## What to work on
Leave out all pictures and return, exactly as written, the lines from the line containing "Write the Bokeh code for this chart." to the line containing "p.outline_line_width = 1.6", both ends kept.

Data items
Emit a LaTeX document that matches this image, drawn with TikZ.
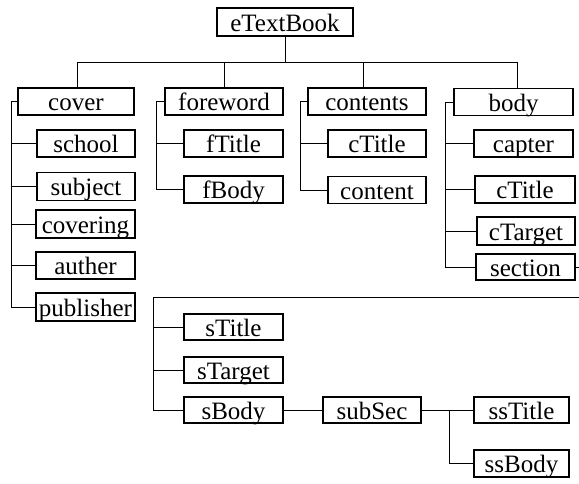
\documentclass[tikz,border=0pt]{standalone}
\usepackage{fontspec}
\setmainfont{Liberation Serif}
\begin{document}
\begin{tikzpicture}[x=1pt,y=-1pt,
  box/.style={draw,line width=1.1pt,inner sep=0pt,minimum height=27pt,
    text height=18pt,text depth=0pt,font=\fontsize{25}{25}\selectfont},
  link/.style={line width=0.9pt}]
\useasboundingbox (0,0) rectangle (579,483);
\fill[white] (0,0) rectangle (579,483);
% root
\node[box,minimum width=136pt,minimum height=28pt] (etb) at (285,22) {eTextBook};
% level 1
\node[box,minimum width=116pt] (cover) at (76,101.5) {cover};
\node[box,minimum width=118pt] (foreword) at (224,101.5) {foreword};
\node[box,minimum width=118pt] (contents) at (367,101.5) {contents};
\node[box,minimum width=119pt] (body) at (513.5,102) {body};
% cover children
\node[box,minimum width=98pt] (school) at (86,143.5) {school};
\node[box,minimum width=98pt,minimum height=28pt] (subject) at (86,186.5) {subject};
\node[box,minimum width=99pt,minimum height=28pt] (covering) at (85.5,224) {covering};
\node[box,minimum width=99pt] (auther) at (85.5,265.5) {auther};
\node[box,minimum width=99pt,minimum height=28pt] (publisher) at (85.5,307) {publisher};
% foreword children
\node[box,minimum width=99pt] (fTitle) at (233.5,143.5) {fTitle};
\node[box,minimum width=99pt] (fBody) at (233.5,189.5) {fBody};
% contents children
\node[box,minimum width=98pt] (cTitleA) at (377,143.5) {cTitle};
\node[box,minimum width=98pt] (content) at (377,190) {content};
% body children
\node[box,minimum width=99pt] (capter) at (523.5,143.5) {capter};
\node[box,minimum width=100pt] (cTitleB) at (525,189.5) {cTitle};
\node[box,minimum width=98pt,minimum height=28pt] (cTarget) at (526,231) {cTarget};
\node[box,minimum width=99pt,minimum height=26pt] (section) at (525.5,267) {section};
% section children
\node[box,minimum width=99pt,minimum height=26pt] (sTitle) at (233.5,327) {sTitle};
\node[box,minimum width=99pt,minimum height=26pt] (sTarget) at (233.5,370) {sTarget};
\node[box,minimum width=99pt,minimum height=26pt] (sBody) at (233.5,410) {sBody};
\node[box,minimum width=98pt,minimum height=26pt] (subSec) at (372,410) {subSec};
\node[box,minimum width=95pt,minimum height=26pt] (ssTitle) at (521.5,410) {ssTitle};
\node[box,minimum width=95pt] (ssBody) at (521.5,463.5) {ssBody};

% root bus
\coordinate (bus) at (285,62);
\draw[link] (etb.south) -- (etb.south |- bus);
\draw[link] ([xshift=1pt]cover.north) -- ([xshift=1pt]cover.north |- bus)
  -- ([xshift=3.5pt]body.north |- bus) -- ([xshift=3.5pt]body.north);
\draw[link] (foreword.north) -- (foreword.north |- bus);
\draw[link] ([xshift=-4pt]contents.north) -- ([xshift=-4pt]contents.north |- bus);

% cover bracket
\coordinate (cvl) at ([xshift=-6pt]cover.west);
\draw[link] (cover.west) -- (cvl) -- (cvl |- publisher.west) -- (publisher.west);
\foreach \n in {school,subject,covering,auther}
  \draw[link] (\n.west) -- (\n.west -| cvl);

% foreword bracket
\coordinate (fwl) at ([xshift=-8pt]foreword.west);
\draw[link] (foreword.west) -- (fwl) -- (fwl |- fBody.west) -- (fBody.west);
\draw[link] (fTitle.west) -- (fTitle.west -| fwl);

% contents bracket
\coordinate (ctl) at ([xshift=-7pt]contents.west);
\draw[link] (contents.west) -- (ctl) -- (ctl |- content.west) -- (content.west);
\draw[link] (cTitleA.west) -- (cTitleA.west -| ctl);

% body bracket
\coordinate (bdl) at ([xshift=-8pt]body.west);
\draw[link] (body.west) -- (bdl) -- (bdl |- section.west) -- (section.west);
\foreach \n in {capter,cTitleB,cTarget}
  \draw[link] (\n.west) -- (\n.west -| bdl);

% section to its children
\coordinate (sb) at (153,297);
\coordinate (rt) at (584,297);
\draw[link] (section.east) -- (section.east -| rt) -- (rt) -- (sb)
  -- (sb |- sBody.west) -- (sBody.west);
\draw[link] (sTitle.west) -- (sTitle.west -| sb);
\draw[link] (sTarget.west) -- (sTarget.west -| sb);

% sBody -> subSec -> children
\draw[link] (sBody.east) -- (subSec.west);
\coordinate (sj) at ([xshift=-24pt]ssTitle.west);
\draw[link] (subSec.east) -- (ssTitle.west);
\draw[link] (sj) |- (ssBody.west);
\end{tikzpicture}
\end{document}
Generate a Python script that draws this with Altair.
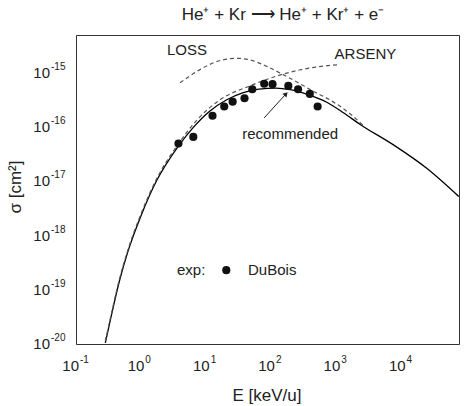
import altair as alt
import pandas as pd

FONT = "Liberation Sans"

# Recommended cross section (solid curve), E in keV/u, sigma in cm^2
rec_E = [0.281, 0.344, 0.460, 0.619, 1.0, 1.68, 3.6, 6.3, 11.0, 20, 35.5, 63,
         115, 190, 355, 690, 1260, 2240, 7240, 23400, 72400]
rec_sigma = [1.05e-20, 3.16e-20, 1.42e-19, 4.94e-19, 2.4e-18, 9.8e-18, 4.27e-17,
             1.0e-16, 1.95e-16, 3.16e-16, 4.27e-16, 5.0e-16, 5.25e-16, 4.9e-16,
             3.98e-16, 2.88e-16, 1.82e-16, 1.12e-16, 4.7e-17, 1.74e-17, 5.25e-18]

# ARSENY calculation (dashed)
arseny_E = [0.281, 0.344, 0.460, 0.619, 1.0, 1.68, 3.6, 7.1, 15.8, 45.7, 148, 380, 1000]
arseny_sigma = [1.13e-20, 3.4e-20, 1.53e-19, 5.3e-19, 2.6e-18, 1.06e-17, 4.7e-17,
                1.35e-16, 3.16e-16, 5.75e-16, 9.5e-16, 1.23e-15, 1.41e-15]

# LOSS calculation (dashed)
loss_E = [3.92, 7.9, 14.3, 28.8, 45.7, 83, 148, 240, 427, 776, 1550, 2500]
loss_sigma = [6.6e-16, 1.15e-15, 1.62e-15, 1.86e-15, 1.74e-15, 1.32e-15, 9.3e-16,
              6.8e-16, 4.6e-16, 3.16e-16, 1.78e-16, 1.07e-16]

# DuBois measurements
dubois_E = [3.7, 6.25, 12.3, 18.6, 25, 38, 50, 76, 102, 178, 251, 380, 500]
dubois_sigma = [5.0e-17, 6.6e-17, 1.62e-16, 2.4e-16, 2.95e-16, 3.4e-16, 5.0e-16,
                6.3e-16, 6.2e-16, 5.75e-16, 5.0e-16, 4.1e-16, 2.4e-16]

# Axis decades
x_major = [0.1, 1, 10, 100, 1000, 10000]
x_exp = ["-1", "0", "1", "2", "3", "4"]
y_major = [1e-20, 1e-19, 1e-18, 1e-17, 1e-16, 1e-15]
y_exp = ["-20", "-19", "-18", "-17", "-16", "-15"]

X_MAX = 7.3e4
Y_MAX = 5.0e-15
W, H = 383, 309

# Every 1..9 multiple inside the domain; decades get the longer tick
x_ticks = [k * 10.0 ** d for d in range(-1, 5) for k in range(1, 10) if k * 10.0 ** d <= X_MAX]
y_ticks = [k * 10.0 ** d for d in range(-20, -14) for k in range(1, 10) if k * 10.0 ** d <= Y_MAX]

is_decade = "abs(log(datum.value) / LN10 - round(log(datum.value) / LN10)) < 0.001"
tick_len = {"condition": {"test": is_decade, "value": 5}, "value": 3}

xs = alt.Scale(type="log", domain=[0.1, X_MAX], nice=False)
ys = alt.Scale(type="log", domain=[1e-20, Y_MAX], nice=False)

rec = pd.DataFrame({"E": rec_E, "sigma": rec_sigma})
arseny = pd.DataFrame({"E": arseny_E, "sigma": arseny_sigma})
loss = pd.DataFrame({"E": loss_E, "sigma": loss_sigma})
dubois = pd.DataFrame({"E": dubois_E, "sigma": dubois_sigma})

x_axis = alt.Axis(values=x_ticks, labels=False, grid=False, tickSize=tick_len, tickColor="black",
                  domainColor="black", title=None)
y_axis = alt.Axis(values=y_ticks, labels=False, grid=False, tickSize=tick_len, tickColor="black",
                  domainColor="black", title=None)

recommended = alt.Chart(rec).mark_line(color="black", strokeWidth=1.3, interpolate="monotone", clip=True).encode(
    x=alt.X("E:Q", scale=xs, axis=x_axis),
    y=alt.Y("sigma:Q", scale=ys, axis=y_axis),
)


def xy():
    return dict(x=alt.X("E:Q", scale=xs, axis=None), y=alt.Y("sigma:Q", scale=ys, axis=None))


def dashed(df):
    return alt.Chart(df).mark_line(color="#555", strokeWidth=1.2, strokeDash=[4, 3],
                                   interpolate="monotone", clip=True).encode(**xy())


points = alt.Chart(dubois).mark_circle(color="#111", size=66, opacity=1).encode(**xy())

# Decade labels written as 10 with a raised exponent
xl = pd.DataFrame({"E": x_major, "exp": x_exp})
x_base = alt.Chart(xl).mark_text(text="10", font=FONT, fontSize=15, color="#222", align="right",
                                 baseline="middle", dx=3).encode(
    x=alt.X("E:Q", scale=xs, axis=None), y=alt.value(H + 22))
x_sup = alt.Chart(xl).mark_text(font=FONT, fontSize=10, color="#222", align="left",
                                baseline="middle", dx=4).encode(
    x=alt.X("E:Q", scale=xs, axis=None), y=alt.value(H + 16), text="exp:N")

yl = pd.DataFrame({"s": y_major, "exp": y_exp})
y_base = alt.Chart(yl).mark_text(text="10", font=FONT, fontSize=15, color="#222", align="right",
                                 baseline="middle").encode(
    y=alt.Y("s:Q", scale=ys, axis=None), x=alt.value(-26))
y_sup = alt.Chart(yl).mark_text(font=FONT, fontSize=10, color="#222", align="left",
                                baseline="middle", dy=-6).encode(
    y=alt.Y("s:Q", scale=ys, axis=None), x=alt.value(-25), text="exp:N")

# Axis titles
x_title = alt.Chart(pd.DataFrame({"t": ["E [keV/u]"]})).mark_text(
    font=FONT, fontSize=17, color="#222", align="center", baseline="middle").encode(
    text="t:N", x=alt.value(191), y=alt.value(H + 52))
y_title = alt.Chart(pd.DataFrame({"t": ["σ [cm²]"]})).mark_text(
    font=FONT, fontSize=17, color="#222", align="center", baseline="middle", angle=270).encode(
    text="t:N", x=alt.value(-60), y=alt.value(152))

# In-plot labels
center_labels = pd.DataFrame({
    "E": [5.0, 2700, 190, 5.8],
    "sigma": [2.6e-15, 2.2e-15, 7.4e-17, 2.3e-19],
    "txt": ["LOSS", "ARSENY", "recommended", "exp:"],
})
left_labels = pd.DataFrame({"E": [43], "sigma": [2.3e-19], "txt": ["DuBois"]})
label_c = alt.Chart(center_labels).mark_text(font=FONT, fontSize=15, color="#222", baseline="middle",
                                             align="center").encode(text="txt:N", **xy())
label_l = alt.Chart(left_labels).mark_text(font=FONT, fontSize=15, color="#222", baseline="middle",
                                           align="left").encode(text="txt:N", **xy())
legend_dot = alt.Chart(pd.DataFrame({"E": [20], "sigma": [2.3e-19]})).mark_circle(
    color="#111", size=66, opacity=1).encode(**xy())

# Arrow pointing at the recommended curve
arrow = pd.DataFrame({"E": [76, 164], "sigma": [1.48e-16, 4.1e-16]})
arrow_line = alt.Chart(arrow).mark_line(color="#222", strokeWidth=1).encode(**xy())
arrow_head = alt.Chart(arrow.tail(1)).mark_point(shape="triangle-up", filled=True, color="#222",
                                                 size=30, angle=42, opacity=1).encode(**xy())

title = alt.Chart(pd.DataFrame({"t": ["He⁺ + Kr ⟶ He⁺ + Kr⁺ + e⁻"]})).mark_text(
    font=FONT, fontSize=17, color="#222", align="center", baseline="middle").encode(
    text="t:N", x=alt.value(207), y=alt.value(-20))

chart = alt.layer(
    recommended, dashed(arseny), dashed(loss), points,
    x_base, x_sup, y_base, y_sup, x_title, y_title,
    label_c, label_l, legend_dot, arrow_line, arrow_head, title,
).properties(
    width=W, height=H,
    autosize=alt.AutoSizeParams(type="none"),
    padding={"left": 76, "top": 35, "right": 7, "bottom": 62},
    background="white",
).configure_view(stroke="#333", strokeWidth=1)

chart.save("out.html", embed_options={"renderer": "svg", "actions": False})
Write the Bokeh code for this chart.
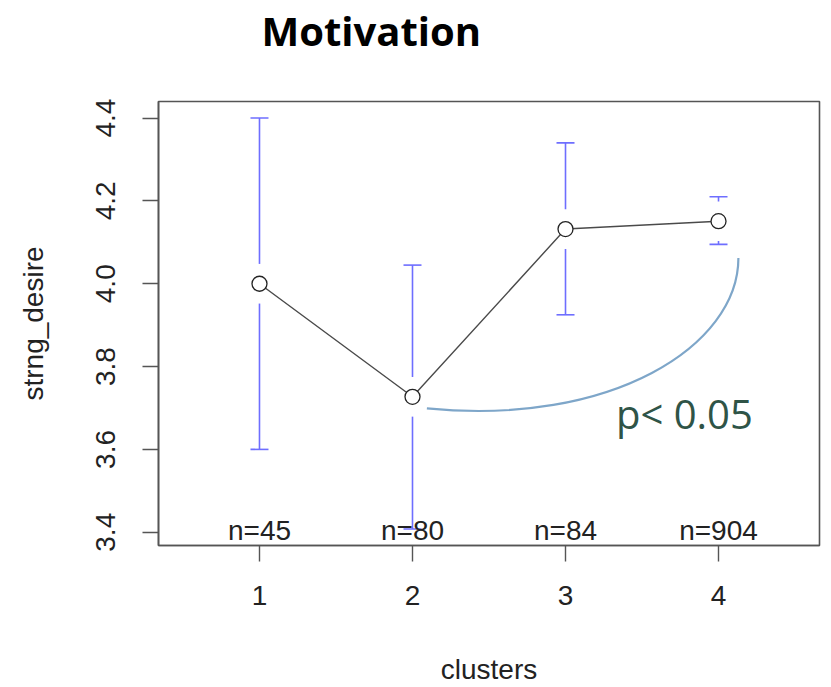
import numpy as np
from bokeh.plotting import figure
from bokeh.models import Range1d, FixedTicker, Label, Title, PrintfTickFormatter
from bokeh.core.properties import value
from bokeh.embed import file_html
from bokeh.resources import INLINE

# ---- data ----
clusters = [1, 2, 3, 4]
means = [4.000, 3.727, 4.132, 4.151]
upper = [4.400, 4.045, 4.340, 4.210]
lower = [3.600, 3.408, 3.925, 4.095]
n_labels = ["n=45", "n=80", "n=84", "n=904"]
y_ticks = [3.4, 3.6, 3.8, 4.0, 4.2, 4.4]
x_ticks = [1, 2, 3, 4]
title_text = "Motivation"
x_label = "clusters"
y_label = "strng_desire"
p_text = "p< 0.05"

# ---- layout / style ----
W, H = 831, 687
LEFT, RIGHT, TOP, BOTTOM = 158, 12, 99, 140
Y0, Y1 = 3.368, 4.440
X0, X1 = 0.34, 4.66
R_FONT = "Liberation Sans"
R_SIZE = "28px"
BLUE = "#6e6eff"
GAP_PX = 20
frame_h = H - TOP - BOTTOM
px = (Y1 - Y0) / frame_h  # data units per pixel (y)

p = figure(width=W, height=H, output_backend="svg", toolbar_location=None,
           x_range=Range1d(X0, X1), y_range=Range1d(Y0, Y1),
           min_border_left=LEFT, min_border_right=RIGHT,
           min_border_top=TOP, min_border_bottom=BOTTOM)
p.background_fill_color = "white"
p.border_fill_color = "white"
p.grid.visible = False
p.outline_line_color = "#555555"
p.outline_line_width = 1.6

# spacer between frame and title, then the title itself
p.add_layout(Title(text=" ", text_font_size="20px", standoff=20), "above")
p.add_layout(Title(text=title_text, text_font="Open Sans", text_font_size="40px",
                   text_font_style="bold", text_color="black", align="left",
                   offset=103, standoff=0, vertical_align="bottom"), "above")

# axes
for ax in (p.xaxis[0], p.yaxis[0]):
    ax.axis_line_color = "#555555"
    ax.axis_line_width = 1.6
    ax.major_tick_line_color = "#555555"
    ax.major_tick_line_width = 1.4
    ax.major_tick_out = 16
    ax.major_tick_in = 0
    ax.minor_tick_line_color = None
    ax.major_label_text_font = R_FONT
    ax.major_label_text_font_size = R_SIZE
    ax.major_label_text_color = "#222222"
    ax.axis_label_text_font = R_FONT
    ax.axis_label_text_font_size = R_SIZE
    ax.axis_label_text_font_style = "normal"
    ax.axis_label_text_color = "#222222"

p.xaxis.ticker = FixedTicker(ticks=x_ticks)
p.xaxis.major_label_standoff = 24
p.xaxis.axis_label = x_label
p.xaxis.axis_label_standoff = 46

p.yaxis.ticker = FixedTicker(ticks=y_ticks)
p.yaxis.formatter = PrintfTickFormatter(format="%.1f")
p.yaxis.major_label_orientation = "vertical"
p.yaxis.major_label_standoff = 27
p.yaxis.axis_label = y_label
p.yaxis.axis_label_standoff = 45

# error bars with gap around the mean point
gap = GAP_PX * px
seg_x, seg_y0, seg_y1 = [], [], []
for x, m, u, l in zip(clusters, means, upper, lower):
    if u > m + gap:
        seg_x.append(x); seg_y0.append(m + gap); seg_y1.append(u)
    if l < m - gap:
        seg_x.append(x); seg_y0.append(l); seg_y1.append(m - gap)
p.segment(x0=seg_x, y0=seg_y0, x1=seg_x, y1=seg_y1, line_color=BLUE, line_width=1.6)
p.scatter(x=clusters, y=upper, marker="dash", size=18, line_color=BLUE, line_width=1.6)
p.scatter(x=clusters, y=lower, marker="dash", size=18, line_color=BLUE, line_width=1.6)

# mean line + points
p.line(x=clusters, y=means, line_color="#4a4a4a", line_width=1.4)
p.scatter(x=clusters, y=means, marker="circle", size=15, fill_color="white",
          line_color="#222222", line_width=1.3)

# n labels at the bottom of the plot region
p.text(x=clusters, y=[Y0 + 15 * px] * len(clusters), text=n_labels,
       text_font=value(R_FONT), text_font_size=R_SIZE, text_align="center",
       text_baseline="middle", text_color="#222222")

# significance arc between cluster 2 and cluster 4
a_x0, a_y0 = clusters[1] + 0.094, means[1] - 0.028
a_x1, a_y1 = clusters[3] + 0.13, means[3] - 0.089
p.bezier(x0=[a_x0], y0=[a_y0], x1=[a_x1], y1=[a_y1],
         cx0=[3.30], cy0=[3.655], cx1=[a_x1], cy1=[3.85],
         line_color="#7ea6c9", line_width=2.2)

p.add_layout(Label(x=3.33, y=3.686, text=p_text, text_font="Open Sans",
                   text_font_size="40px", text_color="#2f5447",
                   text_baseline="middle"))

open("out.html", "w").write(file_html(p, INLINE))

## Output
Write the Bokeh code for this chart.
import numpy as np
from bokeh.plotting import figure
from bokeh.models import Range1d, FixedTicker, Label, Title, PrintfTickFormatter
from bokeh.core.properties import value
from bokeh.embed import file_html
from bokeh.resources import INLINE

# ---- data ----
clusters = [1, 2, 3, 4]
means = [4.000, 3.727, 4.132, 4.151]
upper = [4.400, 4.045, 4.340, 4.210]
lower = [3.600, 3.408, 3.925, 4.095]
n_labels = ["n=45", "n=80", "n=84", "n=904"]
y_ticks = [3.4, 3.6, 3.8, 4.0, 4.2, 4.4]
x_ticks = [1, 2, 3, 4]
title_text = "Motivation"
x_label = "clusters"
y_label = "strng_desire"
p_text = "p< 0.05"

# ---- layout / style ----
W, H = 831, 687
LEFT, RIGHT, TOP, BOTTOM = 158, 12, 99, 140
Y0, Y1 = 3.368, 4.440
X0, X1 = 0.34, 4.66
R_FONT = "Liberation Sans"
R_SIZE = "28px"
BLUE = "#6e6eff"
GAP_PX = 20
frame_h = H - TOP - BOTTOM
px = (Y1 - Y0) / frame_h  # data units per pixel (y)

p = figure(width=W, height=H, output_backend="svg", toolbar_location=None,
           x_range=Range1d(X0, X1), y_range=Range1d(Y0, Y1),
           min_border_left=LEFT, min_border_right=RIGHT,
           min_border_top=TOP, min_border_bottom=BOTTOM)
p.background_fill_color = "white"
p.border_fill_color = "white"
p.grid.visible = False
p.outline_line_color = "#555555"
p.outline_line_width = 1.6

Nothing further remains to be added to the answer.